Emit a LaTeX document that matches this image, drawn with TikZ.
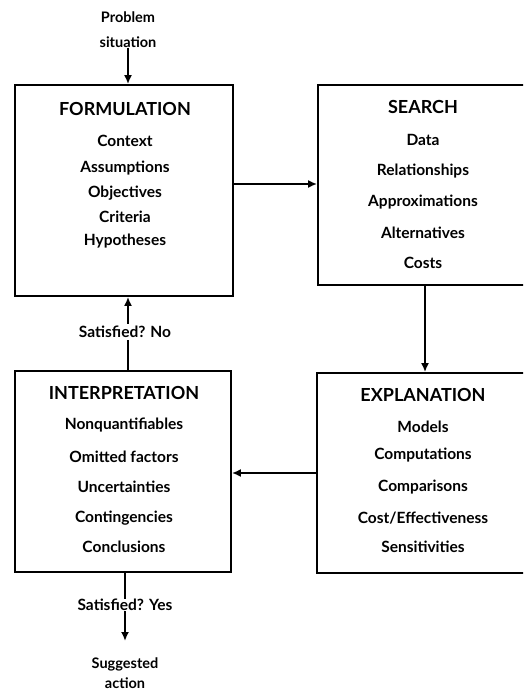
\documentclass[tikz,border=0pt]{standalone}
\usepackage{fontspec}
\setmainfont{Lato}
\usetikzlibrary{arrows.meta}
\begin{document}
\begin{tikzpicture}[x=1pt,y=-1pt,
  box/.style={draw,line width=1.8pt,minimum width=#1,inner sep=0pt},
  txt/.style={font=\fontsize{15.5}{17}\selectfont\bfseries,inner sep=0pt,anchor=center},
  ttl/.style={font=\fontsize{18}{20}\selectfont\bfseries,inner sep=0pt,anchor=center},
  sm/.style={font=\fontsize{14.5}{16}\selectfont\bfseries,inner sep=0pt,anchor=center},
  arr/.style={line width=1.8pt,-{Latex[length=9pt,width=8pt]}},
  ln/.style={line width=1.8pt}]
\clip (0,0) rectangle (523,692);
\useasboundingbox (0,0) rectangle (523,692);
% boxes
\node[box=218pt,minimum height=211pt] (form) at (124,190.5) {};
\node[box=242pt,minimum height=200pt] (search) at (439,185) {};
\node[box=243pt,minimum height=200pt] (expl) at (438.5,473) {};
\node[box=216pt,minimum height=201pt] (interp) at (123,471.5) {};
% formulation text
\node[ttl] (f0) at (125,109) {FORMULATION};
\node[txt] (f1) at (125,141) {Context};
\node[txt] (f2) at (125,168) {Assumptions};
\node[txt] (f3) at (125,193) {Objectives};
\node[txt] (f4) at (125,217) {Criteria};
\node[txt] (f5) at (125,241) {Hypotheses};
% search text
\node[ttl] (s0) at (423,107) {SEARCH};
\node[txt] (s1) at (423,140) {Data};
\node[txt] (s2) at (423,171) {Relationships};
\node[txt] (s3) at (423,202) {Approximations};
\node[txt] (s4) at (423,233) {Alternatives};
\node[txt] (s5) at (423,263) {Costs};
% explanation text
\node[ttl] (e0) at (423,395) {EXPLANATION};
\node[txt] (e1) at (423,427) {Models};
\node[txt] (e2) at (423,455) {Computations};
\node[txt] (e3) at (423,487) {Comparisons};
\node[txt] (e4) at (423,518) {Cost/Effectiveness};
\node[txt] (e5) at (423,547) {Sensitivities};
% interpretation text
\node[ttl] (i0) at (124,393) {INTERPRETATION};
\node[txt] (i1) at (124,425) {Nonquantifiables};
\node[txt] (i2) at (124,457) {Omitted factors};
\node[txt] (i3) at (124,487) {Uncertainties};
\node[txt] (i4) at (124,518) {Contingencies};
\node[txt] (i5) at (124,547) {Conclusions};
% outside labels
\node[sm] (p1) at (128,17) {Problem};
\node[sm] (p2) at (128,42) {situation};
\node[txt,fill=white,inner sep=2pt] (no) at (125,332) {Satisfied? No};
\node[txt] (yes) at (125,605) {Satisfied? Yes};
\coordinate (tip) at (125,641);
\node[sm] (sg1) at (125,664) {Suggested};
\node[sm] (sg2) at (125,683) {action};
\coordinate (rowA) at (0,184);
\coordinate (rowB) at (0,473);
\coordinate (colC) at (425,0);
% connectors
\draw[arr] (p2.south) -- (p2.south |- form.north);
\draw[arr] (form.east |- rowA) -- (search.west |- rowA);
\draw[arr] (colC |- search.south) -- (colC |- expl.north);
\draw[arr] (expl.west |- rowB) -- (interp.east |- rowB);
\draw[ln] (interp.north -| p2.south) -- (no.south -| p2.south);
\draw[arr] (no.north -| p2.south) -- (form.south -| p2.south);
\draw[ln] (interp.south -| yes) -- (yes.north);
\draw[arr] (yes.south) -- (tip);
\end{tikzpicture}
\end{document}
* * * * * * * * *
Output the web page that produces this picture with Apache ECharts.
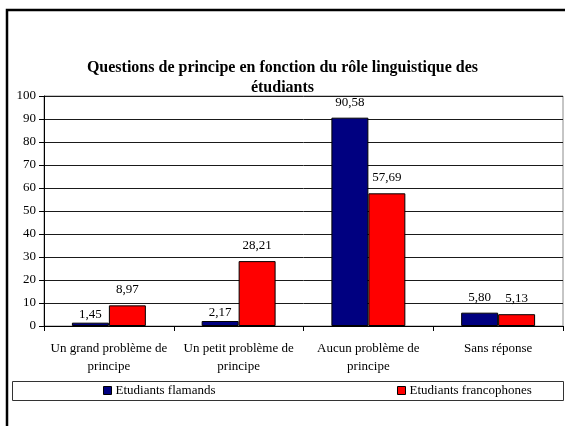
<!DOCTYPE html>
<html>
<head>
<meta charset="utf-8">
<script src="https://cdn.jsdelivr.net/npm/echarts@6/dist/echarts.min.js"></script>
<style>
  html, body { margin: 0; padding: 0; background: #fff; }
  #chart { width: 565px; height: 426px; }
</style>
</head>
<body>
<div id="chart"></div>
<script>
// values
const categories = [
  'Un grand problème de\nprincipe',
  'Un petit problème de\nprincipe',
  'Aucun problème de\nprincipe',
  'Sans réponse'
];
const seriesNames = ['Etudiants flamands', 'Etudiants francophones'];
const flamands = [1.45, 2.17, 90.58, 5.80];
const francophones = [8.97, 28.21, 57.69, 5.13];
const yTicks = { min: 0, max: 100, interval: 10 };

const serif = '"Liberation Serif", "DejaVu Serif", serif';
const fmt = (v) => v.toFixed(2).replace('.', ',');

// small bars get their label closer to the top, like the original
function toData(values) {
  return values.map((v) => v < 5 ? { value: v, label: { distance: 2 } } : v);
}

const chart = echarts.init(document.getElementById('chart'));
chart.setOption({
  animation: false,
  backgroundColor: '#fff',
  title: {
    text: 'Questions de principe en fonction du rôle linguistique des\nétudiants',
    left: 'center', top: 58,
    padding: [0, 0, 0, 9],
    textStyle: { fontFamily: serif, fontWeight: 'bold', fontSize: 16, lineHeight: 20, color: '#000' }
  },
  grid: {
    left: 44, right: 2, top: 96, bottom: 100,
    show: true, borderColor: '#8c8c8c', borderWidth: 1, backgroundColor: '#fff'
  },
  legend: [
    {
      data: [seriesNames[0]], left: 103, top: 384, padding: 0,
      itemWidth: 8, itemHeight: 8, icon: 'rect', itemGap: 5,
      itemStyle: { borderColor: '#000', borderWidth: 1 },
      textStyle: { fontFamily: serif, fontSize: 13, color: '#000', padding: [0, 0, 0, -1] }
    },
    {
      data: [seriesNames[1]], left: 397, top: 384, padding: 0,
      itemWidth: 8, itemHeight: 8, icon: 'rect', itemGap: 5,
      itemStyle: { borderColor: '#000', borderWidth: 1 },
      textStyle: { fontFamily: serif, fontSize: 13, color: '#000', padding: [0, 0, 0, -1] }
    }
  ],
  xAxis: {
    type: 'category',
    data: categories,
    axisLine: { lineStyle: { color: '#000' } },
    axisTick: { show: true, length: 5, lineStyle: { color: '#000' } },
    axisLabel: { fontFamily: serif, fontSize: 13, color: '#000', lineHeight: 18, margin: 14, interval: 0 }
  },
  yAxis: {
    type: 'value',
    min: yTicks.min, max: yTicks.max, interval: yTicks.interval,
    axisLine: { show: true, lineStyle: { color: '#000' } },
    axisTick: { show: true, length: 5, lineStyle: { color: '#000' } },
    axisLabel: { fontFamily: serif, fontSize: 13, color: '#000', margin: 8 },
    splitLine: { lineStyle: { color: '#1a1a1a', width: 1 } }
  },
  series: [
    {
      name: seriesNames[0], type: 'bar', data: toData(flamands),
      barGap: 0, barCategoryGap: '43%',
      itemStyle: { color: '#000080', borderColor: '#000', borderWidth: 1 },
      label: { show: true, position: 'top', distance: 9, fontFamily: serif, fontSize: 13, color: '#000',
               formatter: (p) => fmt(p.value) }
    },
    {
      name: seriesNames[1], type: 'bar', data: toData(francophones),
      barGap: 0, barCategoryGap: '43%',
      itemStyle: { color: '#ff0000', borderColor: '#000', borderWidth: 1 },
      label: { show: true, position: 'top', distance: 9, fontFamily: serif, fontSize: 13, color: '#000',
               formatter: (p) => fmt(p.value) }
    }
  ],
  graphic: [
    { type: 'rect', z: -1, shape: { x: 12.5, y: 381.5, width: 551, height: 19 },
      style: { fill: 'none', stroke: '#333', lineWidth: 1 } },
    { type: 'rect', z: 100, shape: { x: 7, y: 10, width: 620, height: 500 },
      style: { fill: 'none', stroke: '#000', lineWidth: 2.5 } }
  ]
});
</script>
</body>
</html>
* * * * * * * * *
From the records above, give again only the part that opens with the line containing "Output the web" and closes with the line containing "const fmt = (v)". Keep both ends but drop the pictures.

Solution below.
Output the web page that produces this picture with Apache ECharts.
<!DOCTYPE html>
<html>
<head>
<meta charset="utf-8">
<script src="https://cdn.jsdelivr.net/npm/echarts@6/dist/echarts.min.js"></script>
<style>
  html, body { margin: 0; padding: 0; background: #fff; }
  #chart { width: 565px; height: 426px; }
</style>
</head>
<body>
<div id="chart"></div>
<script>
// values
const categories = [
  'Un grand problème de\nprincipe',
  'Un petit problème de\nprincipe',
  'Aucun problème de\nprincipe',
  'Sans réponse'
];
const seriesNames = ['Etudiants flamands', 'Etudiants francophones'];
const flamands = [1.45, 2.17, 90.58, 5.80];
const francophones = [8.97, 28.21, 57.69, 5.13];
const yTicks = { min: 0, max: 100, interval: 10 };

const serif = '"Liberation Serif", "DejaVu Serif", serif';
const fmt = (v) => v.toFixed(2).replace('.', ',');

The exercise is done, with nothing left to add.